In the IPSL-CM5 model, an AMOC intensification causes an increase of the northward oceanic heat transport, which warms the temperatures in the North Atlantic region. Therefore, the AMOC, which largely drives the AMO, is also a driver of the NAH, the AMOC leading both the NAH and the AMO by 9 years. As the summer NAH is followed in winter by an atmospheric response resembling a negative NAO phase, the AMOC-induced warming has a significant impact on the winter NAO activity, favoring a negative NAO state as found by Gastineau and Frankignoul (2011). The AMOC was also found to be a main driver of the AMO in other climate models (e.g. Knight et al. 2005; Danabasoglu 2008; Marini 2011). Therefore, we suggest a possible influence of the AMOC onto the NAH and NAO during the twentieth century, although no direct AMOC observations are available to verify such link. Since the AMOC may be predictable up to a decade ahead (Collins et al. 2006), the AMOC influence onto the NAO implies a potential decadal predictability of the NAO. This may explain the predictability found over the North Atlantic region in the decadal forecast experiments (Pohlmann et al. 2006; Keenlyside et al. 2008; Teng et al. 2011).

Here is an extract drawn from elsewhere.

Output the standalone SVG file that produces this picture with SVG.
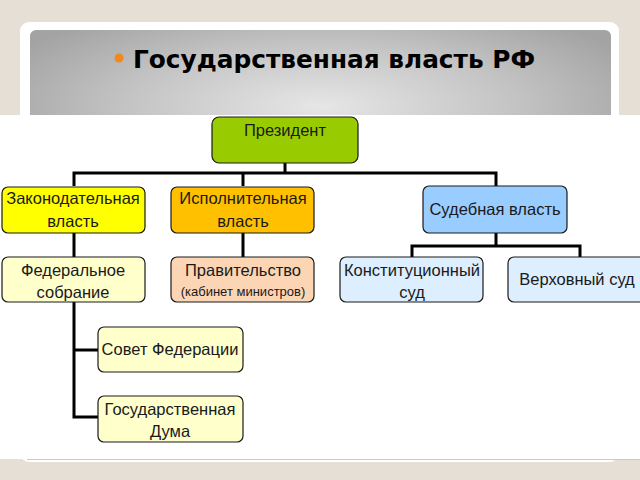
<svg xmlns="http://www.w3.org/2000/svg" width="640" height="480" viewBox="0 0 640 480">
<defs>
<radialGradient id="hdr" cx="0.5" cy="0.9" r="0.6" gradientTransform="translate(0.5 0.9) scale(1 2.2) translate(-0.5 -0.9)">
<stop offset="0" stop-color="#e6e6e6"/>
<stop offset="0.55" stop-color="#c4c4c4"/>
<stop offset="1" stop-color="#a3a3a3"/>
</radialGradient>
<style>
.box{stroke:#1a1a1a;stroke-width:1.2}
.t{font-family:"Liberation Sans","Open Sans",sans-serif;font-size:16.5px;fill:#1a1a1a;text-anchor:middle}
.s{font-size:13px}
.c{fill:none;stroke:#000;stroke-width:3}
</style>
</defs>
<rect x="0" y="0" width="640" height="480" fill="#e5dfd5"/>
<rect x="20" y="22" width="599" height="440" rx="9" fill="#ffffff"/>
<path d="M30 115 V36 a6 6 0 0 1 6 -6 H605 a6 6 0 0 1 6 6 V115 Z" fill="url(#hdr)"/>
<circle cx="119" cy="58" r="4.5" fill="#f08a1c"/>
<text x="133" y="68" font-family="'DejaVu Sans',Verdana,sans-serif" font-weight="bold" font-size="24" fill="#000" textLength="402" lengthAdjust="spacingAndGlyphs">Государственная власть РФ</text>
<rect x="0" y="115" width="640" height="344" fill="#ffffff"/>
<line x1="27" y1="459.5" x2="640" y2="459.5" stroke="#cfc9bf" stroke-width="1"/>
<g id="connectors">
<path class="c" d="M285 163 V173 M74 186 V173 H496 V186 M243 173 V186"/>
<path class="c" d="M74 233 V257 M243 233 V257"/>
<path class="c" d="M496 233 V246 M412 257 V246 H580 V257"/>
<path class="c" d="M74 302 V417 H98 M74 350 H98"/>
</g>
<g id="president">
<rect class="box" x="212" y="117" width="146" height="46" rx="7" fill="#99cc00"/>
<text class="t" x="285" y="136">Президент</text>
</g>
<g id="legislative">
<rect class="box" x="2" y="187" width="143" height="46" rx="6" fill="#ffff00"/>
<text class="t" x="73" y="204">Законодательная</text>
<text class="t" x="73" y="227">власть</text>
</g>
<g id="executive">
<rect class="box" x="171" y="187" width="143" height="46" rx="6" fill="#ffc000"/>
<text class="t" x="243" y="204">Исполнительная</text>
<text class="t" x="243" y="227">власть</text>
</g>
<g id="judicial">
<rect class="box" x="423" y="186" width="144" height="47" rx="6" fill="#99ccff"/>
<text class="t" x="495" y="215">Судебная власть</text>
</g>
<g id="federal-assembly">
<rect class="box" x="2" y="257" width="143" height="45" rx="6" fill="#ffffcc"/>
<text class="t" x="73" y="276">Федеральное</text>
<text class="t" x="73" y="298">собрание</text>
</g>
<g id="government">
<rect class="box" x="171" y="257" width="143" height="45" rx="6" fill="#fcd5b4"/>
<text class="t" x="243" y="276">Правительство</text>
<text class="t s" x="243" y="296">(кабинет министров)</text>
</g>
<g id="constitutional-court">
<rect class="box" x="340" y="257" width="143" height="45" rx="6" fill="#ddeeff"/>
<text class="t" x="412" y="276">Конституционный</text>
<text class="t" x="412" y="298">суд</text>
</g>
<g id="supreme-court">
<rect class="box" x="508" y="257" width="140" height="45" rx="6" fill="#ddeeff"/>
<text class="t" x="577" y="285">Верховный суд</text>
</g>
<g id="federation-council">
<rect class="box" x="98" y="327" width="145" height="45" rx="6" fill="#ffffcc"/>
<text class="t" x="170" y="355">Совет Федерации</text>
</g>
<g id="state-duma">
<rect class="box" x="98" y="396" width="145" height="46" rx="6" fill="#ffffcc"/>
<text class="t" x="170" y="415">Государственная</text>
<text class="t" x="170" y="437">Дума</text>
</g>
</svg>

The AMOC is a two dimensional view of a more complex three dimensional oceanic circulation, and the meridional overturning is not the only process that influences the NAH even though it appears to be the dominant one. In IPSL-CM5, an intergyre gyre that is forced by the NAO also explains part of the NAH SST anomalies, similarly to the studies of Czaja and Marshall (2001) and Bellucci et al. (2008). Interestingly, the intergyre gyre leads to a delayed damping of the SST anomalies that are directly generated by the NAO, with a delay of 4–9 years, which is consistent with the time scale of Rossby wave propagation through the Atlantic Basin. The water-mass pathways and their influence on SST need further investigations to reveal the processes involved in the AMOC and gyre circulation and their links.

The sea ice may also play a role in the coupling between ocean and atmosphere. Previous studies suggest that sea ice variability acts as a negative feedback on the NAO, as the sea-ice anomaly pattern driven by a positive NAO tends to generate a negative NAO-like atmospheric response (Magnusdottir et al. 2004; Deser et al. 2007; Strong et al. 2009). As the sea-ice extension is too large is IPSL-CM5, the sea-ice variations take place in unrealistic locations and their impact should be different. Gastineau and Frankignoul (2011) suggested that the AMOC primarily influences the atmosphere in the model via SST changes, not sea-ice changes, but the issue requires further studies.

The IPSL-CM5 simulation presented in this study uses a low resolution. Chelton and Xie (2010) have shown that low-resolution atmospheric GCMs strongly underestimate the ocean-atmosphere coupling due to the poor representation of SST fronts and their impact onto the atmosphere. This may explain in part the low sensitivity of the model response compared to the observations. A better understanding of the ocean-atmosphere interactions is needed as the resolution of the models increases.